Jorge Arévalo

Personal information
- Full name: Jorge Arévalo Morales
- Date of birth: 10 March 1941 (age 85)
- Place of birth: Mexico City, Mexico
- Position: Defender

Youth career
- Colegio Saleciano
- 1961–1962: Toluca

Senior career*
- Years: Team / Apps / (Gls)
- 1962–1965: Tampico Madero
- 1963–1965: → Veracruz (loan)
- 1965–1970: Toluca
- 1969–1970: → Cruz Azul (loan)
- 1970–1971: Puebla
- 1971–1973: Laguna

International career
- 1968–1970: Mexico / 3 / (0)

= Jorge Arévalo =

Mexican footballer (born 1941)

Jorge Arévalo Morales (born 10 March 1941) is a Mexican retired footballer. Nicknamed "Cuervo", "Burro" and "Negro", he played as a defender for various clubs throughout the 1960s and the early 1970s, notably playing for Toluca and Cruz Azul. He also represented Mexico internationally for the 1968 Summer Olympics.

==Club career==
Arévalo had been enrolled at the Colegio Saleciano where he was classmates with other footballers such as Salvador Farfán, Loco Martínez and Armando Garrido. However, he initially didn't immediately begin a professional football career as he worked in a factory that produced bottles owned by Cervecería Modelo though had a minor career within the company's football club. His talens led to its coach, Don Esteban to convince Toluca to remain within their reserves. However, his professional debut would occur with Tampico Madero alongside Nicolás Palma for the 1962–63 Mexican Primera División where he developed a reputation for his quick anticipation of his opponents moves as well as his great speed. Despsite a modest season, he was then loaned out to Veracruz within the Segunda División and achieved promotion during the 1964–65 Mexican Primera División. He then returned to Toluca where he played an instrumental role during their back-to-back at the 1966–67 and the 1967–68 Mexican Primera División, playing alongside players such as Manuel Cerda Canela, Felipe Ruvalcaba, Vicente Pereda and Claudio Lostaunau.

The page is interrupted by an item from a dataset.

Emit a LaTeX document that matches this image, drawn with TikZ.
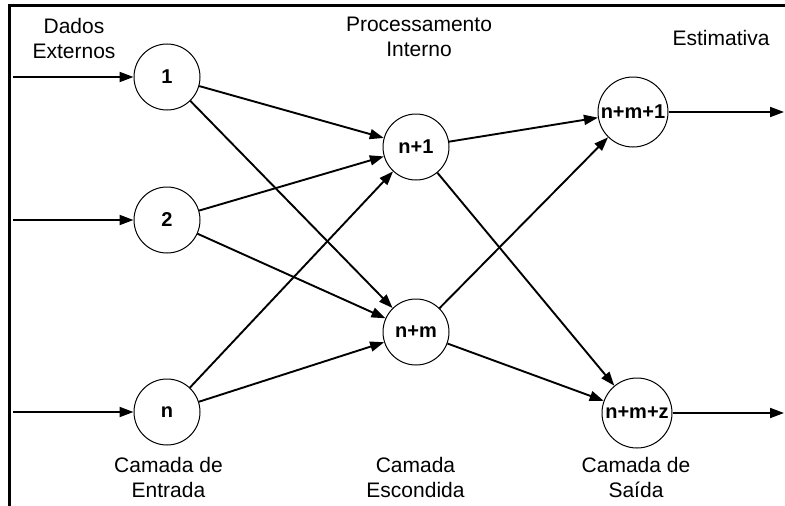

He was then loaned once more to Cruz Azul where he was a part of the winning squad for the club's second title at the 1970 Mexican Primera División where he played alongside players such as Antonio Munguía, Juan Manuel Alejándrez, Fernando Bustos and Octavio Muciño. He then played for the recently Puebla for their 1970–71 season. He later spent the remainder of his career with San Isidro Laguna where he formed the main defensive formation alongside Antonio Navarro Camarena, Pedro Salinas, Güero Laso, Francisco Ramírez and Carlos Ortiz. Despite an offer from Atlante to join their team for their 1973–74 season, Arévalo declined the offer as he moved to Santa Monica, California to work as a welder.

==International career==
Arévalo made his international debut for Mexico in a 2–1 victory over Mexico on 10 July 1968. That same year saw him named in the roster for the 1968 Summer Olympics. Later, he was included in the preliminary roster for the upcoming 1970 FIFA World Cup in two friendlies to prepare for the tournament with his debut match against Peru on 5 March, seeing him come in as a substitute for Gamaliel Ramírez in the second half with the match later ending in a 0–1 victory. His last appearance was in another friendly in Peru saw the Tricolor losing 1–0 as Arévalo was ultimately not chosen for the final roster of the tournament.